The qualifying criteria for companies and trusts pertain to the use of the property prior to disposal and the subsequent termination of the entity involved. Firstly, the legislation requires that the primary residence being disposed of should have been used by natural persons, being the individual shareholders of the company or their relatives, or by relatives connected to the Trust, as the case may be, during the window period of 11 February 2009 to the date of disposal being on or before 31 December 2012. Such natural persons must have ordinarily resided in the residence and used it mainly for domestic purposes during the window period concerned.
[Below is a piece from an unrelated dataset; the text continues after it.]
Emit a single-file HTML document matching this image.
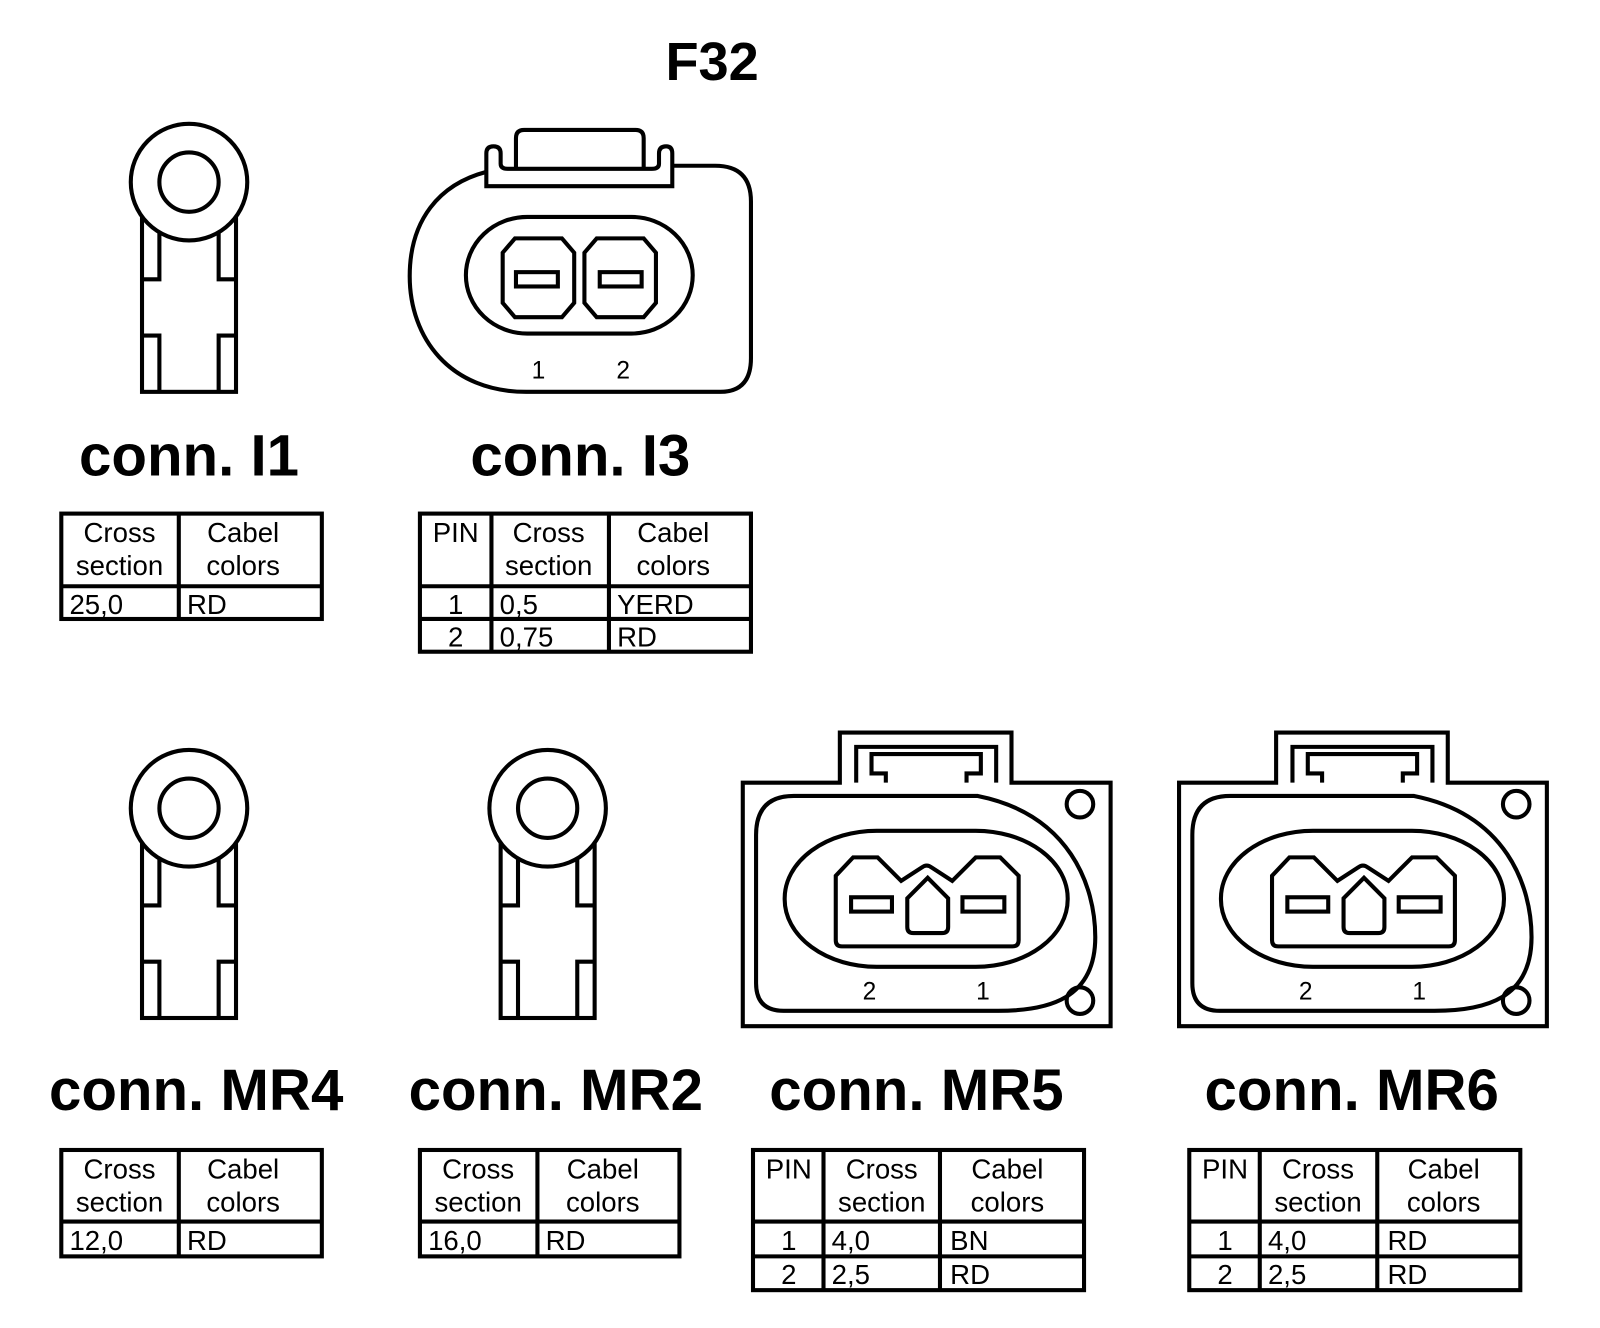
<!DOCTYPE html>
<html><head><meta charset="utf-8"><style>
html,body{margin:0;padding:0;background:#fff;}
svg{display:block;}
text{font-family:"Liberation Sans",sans-serif;fill:#000;}
.t{font-weight:bold;text-anchor:middle;}
.c{font-size:27px;}
.m{text-anchor:middle;}
</style></head><body>
<svg width="1600" height="1328" viewBox="0 0 1566 1298" preserveAspectRatio="none" xmlns="http://www.w3.org/2000/svg">
<defs>
<g id="lug" fill="#fff" stroke="#000" stroke-width="4">
  <rect x="-46" y="27" width="92" height="178"/>
  <path d="M-29,40 V95 H-46 M29,40 V95 H46 M-46,150 H-29 V205 M46,150 H29 V205" fill="none"/>
  <circle cx="0" cy="0" r="57"/>
  <circle cx="0" cy="0" r="29"/>
</g>
<g id="mr" fill="none" stroke="#000" stroke-width="4">
  <path d="M0,49 L95,49 L95,0 L263,0 L263,49 L360,49 L360,287 L0,287 Z"/>
  <path d="M111,49 L111,14 L248,14 L248,49 M140,49 L140,40 L126,40 L126,21 L233,21 L233,40 L219,40 L219,49"/>
  <path d="M13,100 Q13,62 50,62 L230,62 C320,80 345,150 345,200 C345,260 300,272 250,272 L40,272 Q13,272 13,245 Z"/>
  <circle cx="330" cy="70" r="13"/>
  <circle cx="330" cy="262" r="13"/>
  <rect x="41" y="96" width="277" height="133" rx="90" ry="66"/>
  <path d="M91,140 L108,122 L132,122 L155,145 L175,132 Q180,128 185,132 L205,145 L228,122 L252,122 L270,140 L270,203 Q270,209 264,209 L97,209 Q91,209 91,203 Z"/>
  <rect x="106" y="161" width="40" height="14"/>
  <rect x="215" y="161" width="41" height="14"/>
  <path d="M161,162 L181,142 L201,162 L201,190 Q201,196 195,196 L167,196 Q161,196 161,190 Z"/>
</g>
</defs>

<text x="697" y="78" class="t" font-size="53">F32</text>

<!-- I1 -->
<use href="#lug" x="185" y="178"/>
<text x="185" y="465" class="t" font-size="57">conn. I1</text>
<g fill="none" stroke="#000" stroke-width="4">
<rect x="60" y="502" width="255" height="103"/>
<path d="M60,573 H315 M175,502 V605"/>
</g>
<g class="c">
<text x="117" y="530" class="m">Cross</text><text x="117" y="562" class="m">section</text>
<text x="238" y="530" class="m">Cabel</text><text x="238" y="562" class="m">colors</text>
<text x="68" y="600">25,0</text><text x="183" y="600">RD</text>
</g>

<!-- I3 -->
<g fill="none" stroke="#000" stroke-width="4">
<path d="M658,162 L700,162 Q735,162 735,197 L735,350 Q735,383 705,383 L515,383 C440,383 401,330 401,270 C401,215 430,180 476,168"/>
<path d="M476,182 L476,150 Q476,143 483,143 Q490,143 490,150 L490,160 Q490,165 497,165 L638,165 Q645,165 645,160 L645,150 Q645,143 652,143 Q658,143 658,150 L658,182 Z"/>
<path d="M505,165 L505,135 Q505,127 513,127 L622,127 Q630,127 630,135 L630,165"/>
<rect x="456" y="212" width="222" height="114" rx="60" ry="57"/>
<path d="M504,233 L550,233 L562,247 L562,296 L550,310 L504,310 L492,296 L492,247 Z"/>
<path d="M584,233 L630,233 L642,247 L642,296 L630,310 L584,310 L572,296 L572,247 Z"/>
<rect x="505" y="266" width="41" height="14"/>
<rect x="587" y="266" width="41" height="14"/>
</g>
<text x="527" y="370" class="m" font-size="24">1</text>
<text x="610" y="370" class="m" font-size="24">2</text>
<text x="568" y="465" class="t" font-size="57">conn. I3</text>
<g fill="none" stroke="#000" stroke-width="4">
<rect x="411" y="502" width="324" height="135"/>
<path d="M411,573 H735 M411,605 H735 M481,502 V637 M596,502 V637"/>
</g>
<g class="c">
<text x="446" y="530" class="m">PIN</text>
<text x="537" y="530" class="m">Cross</text><text x="537" y="562" class="m">section</text>
<text x="659" y="530" class="m">Cabel</text><text x="659" y="562" class="m">colors</text>
<text x="446" y="600" class="m">1</text><text x="489" y="600">0,5</text><text x="604" y="600">YERD</text>
<text x="446" y="632" class="m">2</text><text x="489" y="632">0,75</text><text x="604" y="632">RD</text>
</g>

<!-- MR4 -->
<use href="#lug" x="185" y="790"/>
<text x="192" y="1085" class="t" font-size="57">conn. MR4</text>
<g fill="none" stroke="#000" stroke-width="4">
<rect x="60" y="1124" width="255" height="104"/>
<path d="M60,1194 H315 M175,1124 V1228"/>
</g>
<g class="c">
<text x="117" y="1152" class="m">Cross</text><text x="117" y="1184" class="m">section</text>
<text x="238" y="1152" class="m">Cabel</text><text x="238" y="1184" class="m">colors</text>
<text x="68" y="1222">12,0</text><text x="183" y="1222">RD</text>
</g>

<!-- MR2 -->
<use href="#lug" x="536" y="790"/>
<text x="544" y="1085" class="t" font-size="57">conn. MR2</text>
<g fill="none" stroke="#000" stroke-width="4">
<rect x="411" y="1124" width="254" height="104"/>
<path d="M411,1194 H665 M526,1124 V1228"/>
</g>
<g class="c">
<text x="468" y="1152" class="m">Cross</text><text x="468" y="1184" class="m">section</text>
<text x="590" y="1152" class="m">Cabel</text><text x="590" y="1184" class="m">colors</text>
<text x="419" y="1222">16,0</text><text x="534" y="1222">RD</text>
</g>

<!-- MR5 -->
<use href="#mr" x="727" y="716"/>
<text x="851" y="977" class="m" font-size="24">2</text>
<text x="962" y="977" class="m" font-size="24">1</text>
<text x="897" y="1085" class="t" font-size="57">conn. MR5</text>
<g fill="none" stroke="#000" stroke-width="4">
<rect x="737" y="1124" width="324" height="137"/>
<path d="M737,1194 H1061 M737,1228 H1061 M806,1124 V1261 M920,1124 V1261"/>
</g>
<g class="c">
<text x="772" y="1152" class="m">PIN</text>
<text x="863" y="1152" class="m">Cross</text><text x="863" y="1184" class="m">section</text>
<text x="986" y="1152" class="m">Cabel</text><text x="986" y="1184" class="m">colors</text>
<text x="772" y="1222" class="m">1</text><text x="814" y="1222">4,0</text><text x="930" y="1222">BN</text>
<text x="772" y="1255" class="m">2</text><text x="814" y="1255">2,5</text><text x="930" y="1255">RD</text>
</g>

<!-- MR6 -->
<use href="#mr" x="1154" y="716"/>
<text x="1278" y="977" class="m" font-size="24">2</text>
<text x="1389" y="977" class="m" font-size="24">1</text>
<text x="1323" y="1085" class="t" font-size="57">conn. MR6</text>
<g fill="none" stroke="#000" stroke-width="4">
<rect x="1164" y="1124" width="324" height="137"/>
<path d="M1164,1194 H1488 M1164,1228 H1488 M1233,1124 V1261 M1348,1124 V1261"/>
</g>
<g class="c">
<text x="1199" y="1152" class="m">PIN</text>
<text x="1290" y="1152" class="m">Cross</text><text x="1290" y="1184" class="m">section</text>
<text x="1413" y="1152" class="m">Cabel</text><text x="1413" y="1184" class="m">colors</text>
<text x="1199" y="1222" class="m">1</text><text x="1241" y="1222">4,0</text><text x="1358" y="1222">RD</text>
<text x="1199" y="1255" class="m">2</text><text x="1241" y="1255">2,5</text><text x="1358" y="1255">RD</text>
</g>
</svg>
</body></html>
Secondly, the company or trust must dispose of the residence in anticipation of, or in the course of, the company's liquidation, winding up or deregistration, or the trust's termination. The company or trust must have taken steps to terminate within six months of the disposal of the residential property.

Nature of relief provided

Where a company or trust disposes of an interest in a residence to a person, during the window period of 1 October 2010 to 31 December 2012, as contemplated above, the nature of the relief offered by the proposed new paragraph 51A of the Eighth Schedule to the Income Tax Act, Act 58 of 1962 ("the Act") includes:

  • A 'rollover' of the domestic residence to the person at the base cost of the residence. The effect of the rollover relief is to have all capital gains tax implications postponed until the residence is subsequently disposed of by that person.
  • For the purpose of determining capital gains or capital losses in respect of the disposal of a domestic residence to a person, the company or trust, and the person, must be deemed to be one and the same person for the purposes of establishing the date of acquisition and the expenses incurred in respect of the domestic residence as well as for the purpose of utilising any valuation of the domestic residence effected by the company or the trust.
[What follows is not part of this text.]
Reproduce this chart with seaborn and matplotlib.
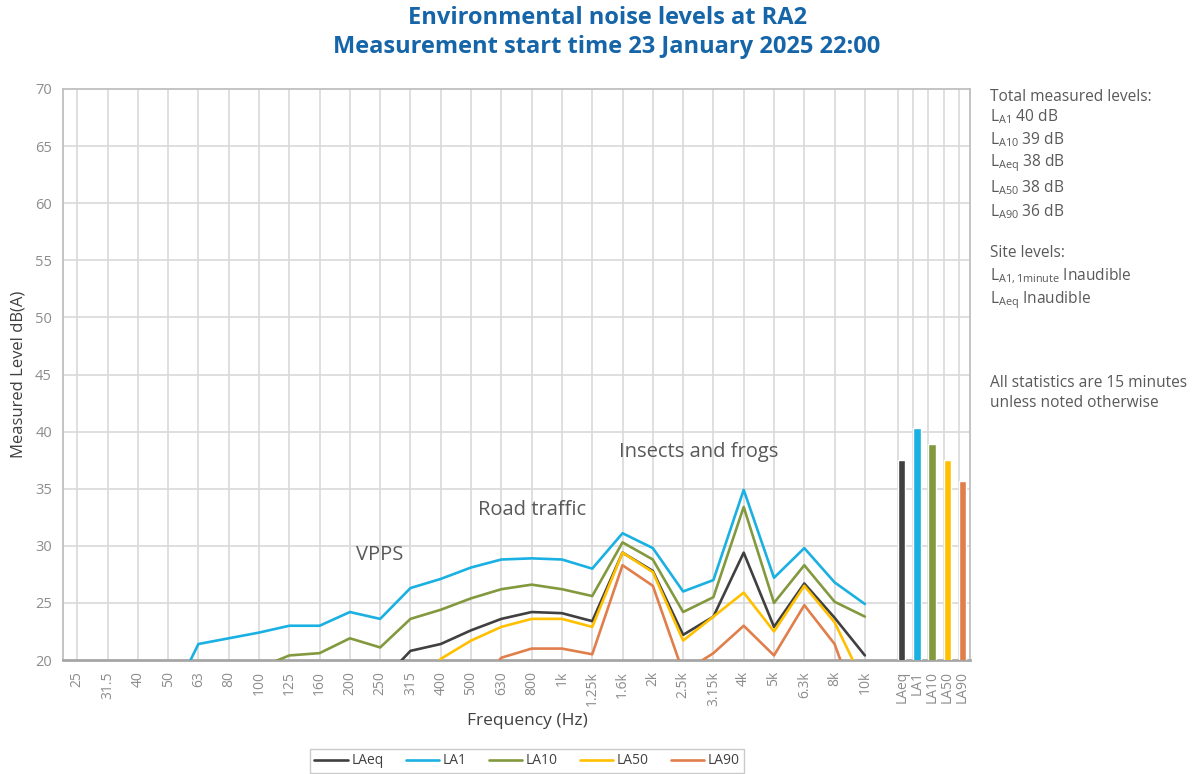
import numpy as np
import pandas as pd
import matplotlib
matplotlib.use("Agg")
import matplotlib.pyplot as plt
import seaborn as sns

# ---------------- data ----------------
freq_labels = ["25", "31.5", "40", "50", "63", "80", "100", "125", "160", "200", "250",
               "315", "400", "500", "630", "800", "1k", "1.25k", "1.6k", "2k", "2.5k",
               "3.15k", "4k", "5k", "6.3k", "8k", "10k"]
nan = np.nan
LAeq = [nan, nan, nan, nan, nan, nan, nan, nan, nan, nan, 18.0,
        20.8, 21.4, 22.6, 23.6, 24.2, 24.1, 23.4, 29.4, 27.8, 22.2,
        23.8, 29.4, 22.9, 26.7, 23.7, 20.4]
LA1 = [nan, nan, nan, 16.0, 21.4, 21.9, 22.4, 23.0, 23.0, 24.2, 23.6,
       26.3, 27.1, 28.1, 28.8, 28.9, 28.8, 28.0, 31.1, 29.8, 26.0,
       27.0, 34.9, 27.2, 29.8, 26.8, 24.9]
LA10 = [nan, nan, nan, nan, nan, nan, 19.3, 20.4, 20.6, 21.9, 21.1,
        23.6, 24.4, 25.4, 26.2, 26.6, 26.2, 25.6, 30.3, 28.8, 24.2,
        25.5, 33.4, 25.0, 28.3, 25.1, 23.8]
LA50 = [nan, nan, nan, nan, nan, nan, nan, nan, nan, nan, nan,
        17.0, 20.1, 21.7, 22.9, 23.6, 23.6, 22.9, 29.4, 27.7, 21.7,
        23.8, 25.9, 22.5, 26.5, 23.3, 17.8]
LA90 = [nan, nan, nan, nan, nan, nan, nan, nan, nan, nan, nan,
        nan, nan, 17.0, 20.2, 21.0, 21.0, 20.5, 28.3, 26.5, 18.9,
        20.6, 23.0, 20.4, 24.8, 21.4, 14.1]
series_names = ["LAeq", "LA1", "LA10", "LA50", "LA90"]
total_levels = [37.5, 40.3, 38.9, 37.5, 35.7]
series_colors = ["#404040", "#1AB0E2", "#83993E", "#FFC000", "#E07E4C"]

# ---------------- build table ----------------
rows = []
for name, vals in zip(series_names, [LAeq, LA1, LA10, LA50, LA90]):
    for i, v in enumerate(vals):
        rows.append({"pos": i, "series": name, "level": v})
df = pd.DataFrame(rows).dropna()

sns.set_theme(style="white")
plt.rcParams["font.family"] = ["Open Sans", "DejaVu Sans"]
plt.rcParams["mathtext.fontset"] = "custom"
plt.rcParams["mathtext.rm"] = "Open Sans"
plt.rcParams["mathtext.default"] = "regular"

fig = plt.figure(figsize=(11.95, 7.74), dpi=100)
ax = fig.add_axes([63 / 1195, 1 - 660 / 774, (970 - 63) / 1195, (660 - 89) / 774])

grid_c = "#D9D9D9"
tick_c = "#8C8C8C"

n = len(freq_labels)
bar_pos = [27.1 + 0.5 * k for k in range(len(series_names))]

# gridlines
for xp in list(range(n)) + bar_pos:
    ax.axvline(xp, color=grid_c, lw=1.2, zorder=0)
for yv in range(25, 70, 5):
    ax.axhline(yv, color=grid_c, lw=1.2, zorder=0)

palette = dict(zip(series_names, series_colors))
sns.lineplot(data=df, x="pos", y="level", hue="series", hue_order=series_names,
             palette=palette, linewidth=1.9, ax=ax, legend=True, sort=True,
             estimator=None, zorder=3)

ax.bar(bar_pos, total_levels, width=0.24, align="edge", color=series_colors,
       bottom=0, zorder=3)

ax.set_xlim(-0.47, 29.47)
ax.set_ylim(20, 70)
ax.set_yticks(range(20, 71, 5))
ax.set_yticks(range(20, 71, 1), minor=True)
ax.tick_params(axis="y", which="major", length=0, labelsize=10.5, labelcolor=tick_c, pad=8)
ax.tick_params(axis="y", which="minor", length=3, direction="in", color="#BFBFBF", width=1)
ax.set_xticks(list(range(n)) + [b + 0.12 for b in bar_pos])
ax.set_xticklabels(freq_labels + series_names, rotation=90)
ax.tick_params(axis="x", length=0, labelsize=10, labelcolor=tick_c, pad=8)
for s in ax.spines.values():
    s.set_color("#BFBFBF")
    s.set_linewidth(1.3)
ax.spines["bottom"].set_color("#A6A6A6")
ax.spines["bottom"].set_linewidth(2)

ax.set_xlabel("Frequency (Hz)", fontsize=12.5, color="#404040")
ax.xaxis.set_label_coords((527 - 63) / (970 - 63), -(721 - 660) / (660 - 89))
ax.xaxis.label.set_va("center")
ax.set_ylabel("Measured Level dB(A)", fontsize=12, color="#404040", labelpad=6)

# annotations
ann_c = "#595959"
ax.text(10, 29.2, "VPPS", fontsize=14.5, color=ann_c, ha="center", va="center")
ax.text(15, 33.1, "Road traffic", fontsize=14.5, color=ann_c, ha="center", va="center")
ax.text(20.5, 38.2, "Insects and frogs", fontsize=14.5, color=ann_c, ha="center", va="center")

# legend
handles, labels = ax.get_legend_handles_labels()
ax.legend_.remove()
leg = fig.legend(handles, labels, loc="center", bbox_to_anchor=(527 / 1195, 1 - 761 / 774),
                 ncol=5, frameon=True, fontsize=10, handlelength=2.4, columnspacing=1.6,
                 handletextpad=0.25, fancybox=False, borderpad=0.35)
leg.get_frame().set_edgecolor("#BFBFBF")
for t in leg.get_texts():
    t.set_color("#404040")

# title
title_c = "#1565A8"
fig.text(607 / 1195, 1 - 18 / 774, "Environmental noise levels at RA2", ha="center", va="center",
         fontsize=17, fontweight="bold", color=title_c)
fig.text(607 / 1195, 1 - 47 / 774, "Measurement start time 23 January 2025 22:00", ha="center",
         va="center", fontsize=17, fontweight="bold", color=title_c)

# side text
side_c = "#595959"
sx = 990 / 1195
side_items = [
    (97, "Total measured levels:"),
    (117, r"L$_{A1}$ 40 dB"),
    (140, r"L$_{A10}$ 39 dB"),
    (163, r"L$_{Aeq}$ 38 dB"),
    (188, r"L$_{A50}$ 38 dB"),
    (212, r"L$_{A90}$ 36 dB"),
    (253, "Site levels:"),
    (276, r"L$_{A1, 1minute}$ Inaudible"),
    (300, r"L$_{Aeq}$ Inaudible"),
    (383, "All statistics are 15 minutes"),
    (403, "unless noted otherwise"),
]
for y, s in side_items:
    fig.text(sx, 1 - y / 774, s, ha="left", va="center", fontsize=11.2, color=side_c)

fig.savefig("out.png", dpi=100)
Determining the base cost of a residence in the hands of the recipients depends on whether the disposal was one made to the company's original shareholders or to shareholders who acquired an interest in the company subsequent to the company having acquired the residence. Where a disposal is made to the company's original shareholders, as mentioned above, the base cost remains the same as that held by the company and includes all expenses incurred in respect of the residence. The recipient may also utilise any valuation of the residence effected by the company. Where, however, the disposal is made to non-original shareholders, and the value of the residence constituted 90% or more of the value of the value of the company during the window period, the base cost is adjusted. The base cost of the residence is kept in line with the current shareholder's cost of acquiring the shares, which cost is then adjusted for subsequent improvements to the property.

The transfer of a primary residence by a company or trust during the window period will be exempt from transfer duty. The exemption from transfer duty is effected by the amendment in the TLAB of section 9 of the Transfer Duty Act 40 of 1949 which applies to property transferred in accordance with paragraph 51 or 51A of the Eighth Schedule to the Act.

In terms of the amended section 64B(5)(kA), the transfer of the property would have to effected as a dividend in specie in order to qualify for the secondary tax on companies ("STC") relief. There is no STC exemption for distribution of the profit in any other manner other than by way of a dividend in specie.

Despite the revision of the legislation, difficulties previously identified still exist. One such remaining difficulty is that the rules cannot be implemented successfully whilst the company concerned has liabilities (including loans from shareholders or bankers). Companies with existing liabilities cannot merely transfer the interest in the domestic residence to its shareholder, as section 90 of the Companies Act 61 of 1973 prohibits payments in any form to shareholders, if the company is, or would after the payment, be unable to pay its debts as they become due. The company would need to rid itself of its liabilities before being able to distribute the property in accordance with company law requirements and so make use of the paragraph 51A exemption. Dealing with such liabilities has potential adverse tax effects (and commercial implications) which require management.

At present, effecting transfers through the Deeds Office often results in unpredictable administrative delays. Under the current legislation it is thus often beyond the control of the taxpayer as to whether he/she will meet the deadline date for the transfer of the property. The revised legislation has thus shifted the effective date to the date of disposal of the property and not the date of transfer. The revised residential property amnesty comes into operation on 1 October 2010 and applies in respect of disposals made on or after that date and before 1 January 2013.

While the revised legislation on the face of it seems to have been amended to be more flexible that allows for greater utilisation of the amnesty, certain difficulties remain such as the one outlined above, which have not been dealt with. Taxpayers should thus be aware of the cracks in the wall that may appear on implementation of the rules to their structures and due consideration should accordingly be given to the facts of each particular case.